Radio wave cancellation: The idea of mimicking noise cancellation on the RF spectrum is good, but would be ineffective for all the reason's master_gibber described in his answer. By the time the canceller receives the communication and transmits the inverted signal, the original signal has already passed them by, and rendered their attempts at cancellation ineffective. In our current reality, there's no way around this...but in a futuristic setting, we have some other options.

A literal man in the middle: To cancel a signal being sent from Mars to Earth, an agent on mars could place a device on or near the transmitter (near enough to be able to communicate with it "instantly"). This device would be one half of a quantum-entangled "walkee talkee" that would communicate with an electronic warfare platform/ship at some point between Earth and Mars, to tell the canceller exactly what is being transmitted, and allow them time to prepare the inverse signal before the original signal reaches them.

Ideally, the canceller would be only far enough from the original transmitter that the radio signal would take exactly as long to reach the canceller as it would take the canceller to calculate the inverse signal.

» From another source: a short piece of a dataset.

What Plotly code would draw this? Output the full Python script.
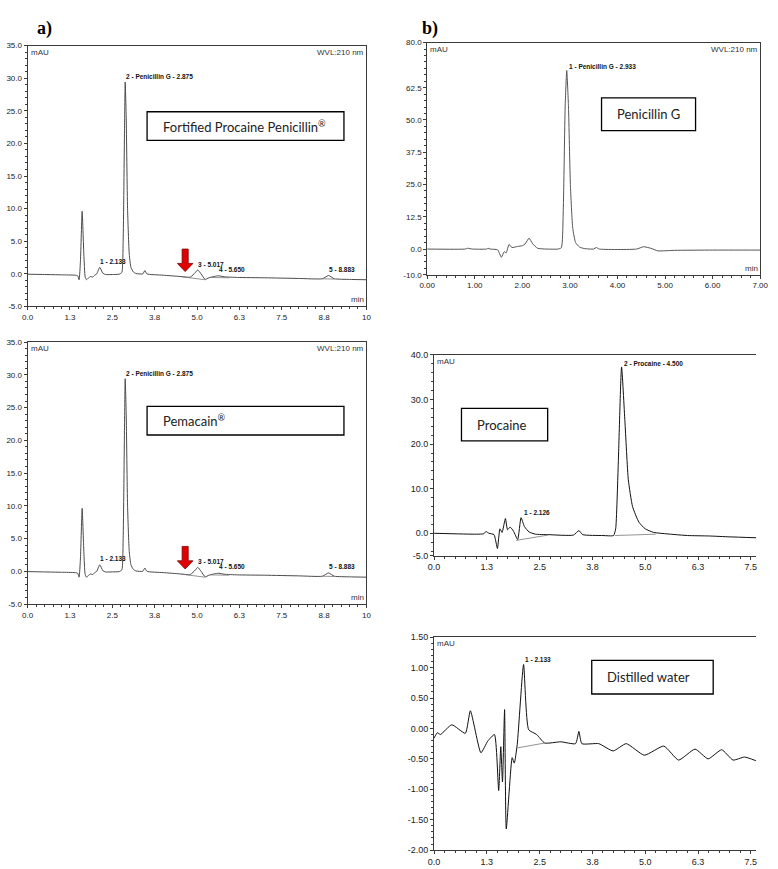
import plotly.graph_objects as go

W, H = 778, 869

# ---- data (time in min, signal in mAU) ----
# a) Fortified Procaine Penicillin / Pemacain (both traces look the same)
fpp_time = [0.0, 0.5, 1.0, 1.4, 1.48, 1.52, 1.56, 1.61, 1.66, 1.70, 1.74, 1.80, 1.86, 1.92,
            1.98, 2.04, 2.13, 2.22, 2.30, 2.5, 2.7, 2.78, 2.82, 2.86, 2.88, 2.91, 2.95, 3.0,
            3.05, 3.12, 3.2, 3.4, 3.46, 3.52, 4.0, 4.5, 4.8, 4.95, 5.02, 5.12, 5.24, 5.35,
            5.55, 5.65, 5.8, 6.2, 7.0, 8.0, 8.7, 8.88, 9.05, 9.5, 10.0]
fpp_mau = [-0.05, -0.1, -0.15, -0.2, -0.3, -0.9, 2.0, 9.6, 3.0, -0.5, -0.9, -0.6, -0.4, -0.5,
           -0.2, 0.0, 1.0, 0.1, -0.1, -0.1, -0.05, 0.2, 5.0, 22.0, 29.4, 24.0, 10.0, 3.0,
           1.0, 0.3, 0.05, 0.0, 0.5, 0.0, -0.2, -0.4, -0.5, 0.2, 0.6, 0.0, -0.85, -0.6,
           -0.35, -0.3, -0.45, -0.55, -0.6, -0.7, -0.75, -0.25, -0.75, -0.85, -0.9]
pem_time = list(fpp_time)
pem_mau = list(fpp_mau)
fpp_base_time = [4.55, 5.24, None, 5.4, 5.95, None, 8.7, 9.05]
fpp_base_mau = [-0.45, -0.9, None, -0.55, -0.6, None, -0.75, -0.8]
fpp_peaks = ["1 - 2.133", "2 - Penicillin G - 2.875", "3 - 5.017", "4 - 5.650", "5 - 8.883"]
fpp_peak_t = [2.12, 2.875, 5.0, 5.63, 8.87]
fpp_peak_y = [1.1, 29.4, 0.6, -0.1, -0.1]

# b) Penicillin G standard
pen_time = [0.0, 0.8, 0.85, 0.95, 1.25, 1.28, 1.32, 1.48, 1.56, 1.62, 1.66, 1.72, 1.78, 1.9,
            2.0, 2.06, 2.14, 2.22, 2.32, 2.5, 2.75, 2.82, 2.86, 2.9, 2.933, 2.97, 3.01, 3.06,
            3.12, 3.2, 3.3, 3.5, 3.55, 3.62, 4.4, 4.55, 4.7, 4.85, 5.2, 6.0, 7.0]
pen_mau = [0.0, 0.0, 0.3, 0.0, 0.0, 0.3, 0.0, -0.3, -3.2, -1.0, -1.5, 1.8, 0.6, 1.0,
           1.3, 2.0, 4.2, 2.0, 0.3, 0.0, 0.0, 0.5, 15.0, 55.0, 69.2, 55.0, 25.0, 8.0,
           2.5, 0.8, 0.2, 0.0, 0.6, 0.0, 0.0, 0.9, 0.3, -0.7, -0.5, -0.4, -0.4]

# b) Procaine standard
pro_time = [0.0, 1.0, 1.18, 1.23, 1.3, 1.42, 1.5, 1.56, 1.61, 1.69, 1.74, 1.8, 1.88, 1.98,
            2.06, 2.14, 2.25, 2.4, 2.7, 3.3, 3.43, 3.52, 4.0, 4.25, 4.3, 4.36, 4.44, 4.52,
            4.6, 4.7, 4.85, 5.0, 5.2, 5.6, 6.0, 6.5, 7.0, 7.63]
pro_mau = [0.0, -0.2, -0.1, 0.4, 0.0, -0.3, -3.4, 1.0, 0.2, 3.3, 0.8, 1.4, 0.5, -1.4,
           3.5, 1.5, 0.3, -0.2, -0.3, -0.4, 0.6, -0.3, -0.5, -0.5, 1.0, 15.0, 37.3, 25.0,
           12.0, 6.0, 2.5, 1.0, 0.2, -0.2, -0.5, -0.6, -0.8, -1.0]
pro_base_time = [1.94, 2.7, None, 4.28, 5.25]
pro_base_mau = [-1.6, -0.4, None, -0.5, -0.2]

# b) Distilled water blank
wat_time = [0.0, 0.08, 0.15, 0.42, 0.74, 0.86, 1.11, 1.27, 1.43, 1.53, 1.58, 1.62, 1.67, 1.71,
            1.85, 1.9, 1.97, 2.12, 2.24, 2.43, 2.62, 3.0, 3.35, 3.43, 3.5, 3.9, 4.24, 4.55,
            4.98, 5.44, 5.79, 6.18, 6.49, 6.81, 7.08, 7.35, 7.62]
wat_mau = [-0.16, -0.07, -0.1, 0.06, -0.08, 0.29, -0.40, -0.21, -0.1, -1.02, -0.3, -0.88, 0.31, -1.65,
           -0.48, -0.57, -0.26, 1.05, -0.02, -0.1, -0.24, -0.22, -0.25, -0.05, -0.25, -0.25, -0.37, -0.25,
           -0.44, -0.29, -0.52, -0.34, -0.5, -0.35, -0.52, -0.47, -0.53]
wat_base_time = [1.97, 2.62]
wat_base_mau = [-0.32, -0.24]

# tick labels
a_xticks = [0, 1.25, 2.5, 3.75, 5, 6.25, 7.5, 8.75, 10]
a_xtext = ["0.0", "1.3", "2.5", "3.8", "5.0", "6.3", "7.5", "8.8", "10"]
b_xticks = [0, 1.25, 2.5, 3.75, 5, 6.25, 7.5]
b_xtext = ["0.0", "1.3", "2.5", "3.8", "5.0", "6.3", "7.5"]


# helpers: page pixel -> paper fraction
def fx(p):
    return p / W


def fy(p):
    return 1 - p / H


def dom_x(a, b):
    return [fx(a), fx(b)]


def dom_y(top, bottom):
    return [fy(bottom), fy(top)]


fig = go.Figure()
AX = "#3a3a3a"
TICKFONT = dict(family="Liberation Sans", size=8, color="#222")

panels = [
    # key, x dom, y dom, xrange, yrange, xticks, xtext, yticks, ytext, minor x, minor y, mirror y
    ("", dom_x(20, 366), dom_y(41, 305), [0, 10], [-5, 35], a_xticks, a_xtext,
     [-5, 0, 5, 10, 15, 20, 25, 30, 35], ["-5.0", "0.0", "5.0", "10.0", "15.0", "20.0", "25.0", "30.0", "35.0"],
     0.25, 1, True),
    ("2", dom_x(20, 366), dom_y(341, 606), [0, 10], [-5, 35], a_xticks, a_xtext,
     [-5, 0, 5, 10, 15, 20, 25, 30, 35], ["-5.0", "0.0", "5.0", "10.0", "15.0", "20.0", "25.0", "30.0", "35.0"],
     0.25, 1, True),
    ("3", dom_x(428, 768), dom_y(38, 273), [0, 7], [-10, 80], [0, 1, 2, 3, 4, 5, 6, 7],
     ["0.00", "1.00", "2.00", "3.00", "4.00", "5.00", "6.00", "7.00"],
     [-10, 0, 12.5, 25, 37.5, 50, 62.5, 80], ["-10.0", "0.0", "12.5", "25.0", "37.5", "50.0", "62.5", "80.0"],
     0.2, 2.5, True),
    ("4", dom_x(435, 764), dom_y(354, 557), [0, 7.63], [-5, 40], b_xticks, b_xtext,
     [-5, 0, 10, 20, 30, 40], ["-5.0", "0.0", "10.0", "20.0", "30.0", "40.0"],
     0.25, 2, False),
    ("5", dom_x(435, 764), dom_y(639.5, 855), [0, 7.63], [-2, 1.5], b_xticks, b_xtext,
     [-2, -1.5, -1, -0.5, 0, 0.5, 1, 1.5], ["-2.00", "-1.50", "-1.00", "-0.50", "0.00", "0.50", "1.00", "1.50"],
     0.25, 0.1, False),
]

layout_axes = {}
for key, xd, yd, xr, yr, xt, xtt, yt, ytt, mx, my, mirror_y in panels:
    big = key in ("4", "5")
    tf = dict(TICKFONT, size=9) if big else TICKFONT
    layout_axes["xaxis" + key] = dict(
        domain=xd, range=xr, anchor="y" + key, tickmode="array", tickvals=xt, ticktext=xtt,
        showgrid=False, zeroline=False, showline=True, linecolor=AX, linewidth=1, mirror=True,
        ticks="outside", ticklen=3, tickcolor=AX, tickfont=tf,
        minor=dict(tickmode="linear", tick0=0, dtick=mx, ticks="outside", ticklen=2, tickcolor=AX),
    )
    layout_axes["yaxis" + key] = dict(
        domain=yd, range=yr, anchor="x" + key, tickmode="array", tickvals=yt, ticktext=ytt,
        showgrid=False, zeroline=False, showline=True, linecolor=AX, linewidth=1,
        mirror=mirror_y, ticks="outside", ticklen=3, tickcolor=AX, tickfont=tf,
        minor=dict(tickmode="linear", tick0=0, dtick=my, ticks="outside", ticklen=2, tickcolor=AX),
    )

series = [
    ("", fpp_time, fpp_mau, "#4a4a4a"),
    ("2", pem_time, pem_mau, "#4a4a4a"),
    ("3", pen_time, pen_mau, "#555"),
    ("4", pro_time, pro_mau, "#111"),
    ("5", wat_time, wat_mau, "#111"),
]
for key, t, v, c in series:
    fig.add_trace(go.Scatter(x=t, y=v, mode="lines", xaxis="x" + key, yaxis="y" + key,
                             line=dict(color=c, width=1, shape="spline", smoothing=0.5),
                             showlegend=False, hoverinfo="skip"))

# integration baselines
for key, t, v in [("", fpp_base_time, fpp_base_mau), ("2", fpp_base_time, fpp_base_mau),
                  ("4", pro_base_time, pro_base_mau), ("5", wat_base_time, wat_base_mau)]:
    fig.add_trace(go.Scatter(x=t, y=v, mode="lines", xaxis="x" + key, yaxis="y" + key,
                             line=dict(color="#777", width=0.8), showlegend=False, hoverinfo="skip"))

annotations = []
PEAKFONT = dict(family="Liberation Sans", size=6.5, color="#111")

# peak labels
for key in ("", "2"):
    for lbl, t, y in zip(fpp_peaks, fpp_peak_t, fpp_peak_y):
        annotations.append(dict(x=t, y=y, xref="x" + key, yref="y" + key, text="<b>" + lbl + "</b>",
                                showarrow=False, xanchor="left", yanchor="bottom", font=PEAKFONT,
                                xshift=-1))
annotations.append(dict(x=2.94, y=69.2, xref="x3", yref="y3", text="<b>1 - Penicillin G - 2.933</b>",
                        showarrow=False, xanchor="left", yanchor="bottom", font=PEAKFONT, yshift=-2))
annotations.append(dict(x=4.44, y=37.3, xref="x4", yref="y4", text="<b>2 - Procaine - 4.500</b>",
                        showarrow=False, xanchor="left", yanchor="bottom", font=PEAKFONT, yshift=-2))
annotations.append(dict(x=2.08, y=3.5, xref="x4", yref="y4", text="<b>1 - 2.126</b>",
                        showarrow=False, xanchor="left", yanchor="bottom", font=PEAKFONT))
annotations.append(dict(x=2.1, y=1.05, xref="x5", yref="y5", text="<b>1 - 2.133</b>",
                        showarrow=False, xanchor="left", yanchor="bottom", font=PEAKFONT))

# mAU / WVL / min corner texts
SMALL = dict(family="Liberation Sans", size=8, color="#333")
for key, wvl, mn in [("", True, True), ("2", True, True), ("3", True, True), ("4", False, False),
                     ("5", False, False)]:
    annotations.append(dict(x=0.003, y=1, xref=f"x{key} domain", yref=f"y{key} domain", text="mAU",
                            showarrow=False, xanchor="left", yanchor="top", font=SMALL))
    if wvl:
        annotations.append(dict(x=1, y=1, xref=f"x{key} domain", yref=f"y{key} domain", text="WVL:210 nm",
                                showarrow=False, xanchor="right", yanchor="top", font=SMALL))
    if mn:
        annotations.append(dict(x=1, y=0, xref=f"x{key} domain", yref=f"y{key} domain", text="min",
                                showarrow=False, xanchor="right", yanchor="bottom", font=SMALL))

# panel letters
for lbl, xp in [("a)", 28), ("b)", 431)]:
    annotations.append(dict(x=fx(xp), y=fy(11), xref="paper", yref="paper", text="<b>" + lbl + "</b>",
                            showarrow=False, font=dict(family="Liberation Serif", size=18, color="#000")))

# sample name boxes (page pixel boxes)
BOXFONT = dict(family="Lato", size=13, color="#222")
shapes = []
boxes = [
    ("Fortified Procaine Penicillin<sup>®</sup>", 142, 108, 343, 137),
    ("Pemacain<sup>®</sup>", 142, 406, 343, 435),
    ("Penicillin G", 606, 94, 702, 127),
    ("Procaine", 463, 408, 551, 441),
    ("Distilled water", 596, 663, 720, 697),
]
for txt, x0, y0, x1, y1 in boxes:
    shapes.append(dict(type="rect", xref="paper", yref="paper", x0=fx(x0), x1=fx(x1),
                       y0=fy(y1), y1=fy(y0), line=dict(color="#000", width=1.3),
                       fillcolor="white", layer="above"))
    annotations.append(dict(x=fx(x0 + 14), y=fy((y0 + y1) / 2), xref="paper", yref="paper",
                            text=txt, showarrow=False, xanchor="left", yanchor="middle", font=BOXFONT))

# red arrows marking the procaine-related peak in panel a)
for key in ("", "2"):
    path = ("M 4.56 3.8 L 4.74 3.8 L 4.74 1.6 L 4.88 1.6 L 4.65 0.35 "
            "L 4.42 1.6 L 4.56 1.6 Z")
    shapes.append(dict(type="path", path=path, xref="x" + key, yref="y" + key, fillcolor="#e00000",
                       line=dict(color="#7a0000", width=0.8), layer="above"))

fig.update_layout(
    width=W, height=H, margin=dict(l=0, r=0, t=0, b=0),
    paper_bgcolor="white", plot_bgcolor="white",
    annotations=annotations, shapes=shapes, showlegend=False,
    **layout_axes,
)

# drop the default body margin so figure pixels line up with the page
fig.write_html("out.html", config={"displayModeBar": False},
               post_script="document.body.style.margin='0';document.body.style.padding='0';"
                           "document.documentElement.style.overflow='hidden';")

This way, the electronic warfare platform would be able to generate the largest cancellation shadow...though it would have no margin for error.

The man in the middle (or even the Mars agent) could then replace the signal with whatever message they wanted Earth to actually see.

Pros: This idea is based on a logical extension of technologies that already exist (though quantum entanglement is still in its infancy), so it wouldn't be too much of a narrative stretch to include this kind of application in a story set within the next century.

Cons: This raises the obvious question of "if there's quantum entangled communicators, why would you use radio?" The best answer (depending on the story you're planning on) is that one side of the conflict would have better technology/resources than the other. Alternatively, the nature of the signal being sent may require more than one recipient (since the quantum-entangled communicators would only be point-to-point).


An alternate idea: Depending on the nature of the signals being used, the same quantum entanglement device could be used without needing a transmitter in the middle. One agent could place the device near the Mars transmitter, and another agent could place the sister device on the Earth receiver, and cancel the signal after it's already been received, but before it's been demodulated.

This would still require a QE walkee-talkee, but the actual cancellation would require very little power, and is actually the sort of cancellation that some telecom companies currently do with the undesired portions of their own signals in-house.

If the signal was very directional, or could only be decrypted by that one receiver, then placing the device directly on the receiver itself would blind recipient, and allow an agent on Earth or Mars to inject data at will.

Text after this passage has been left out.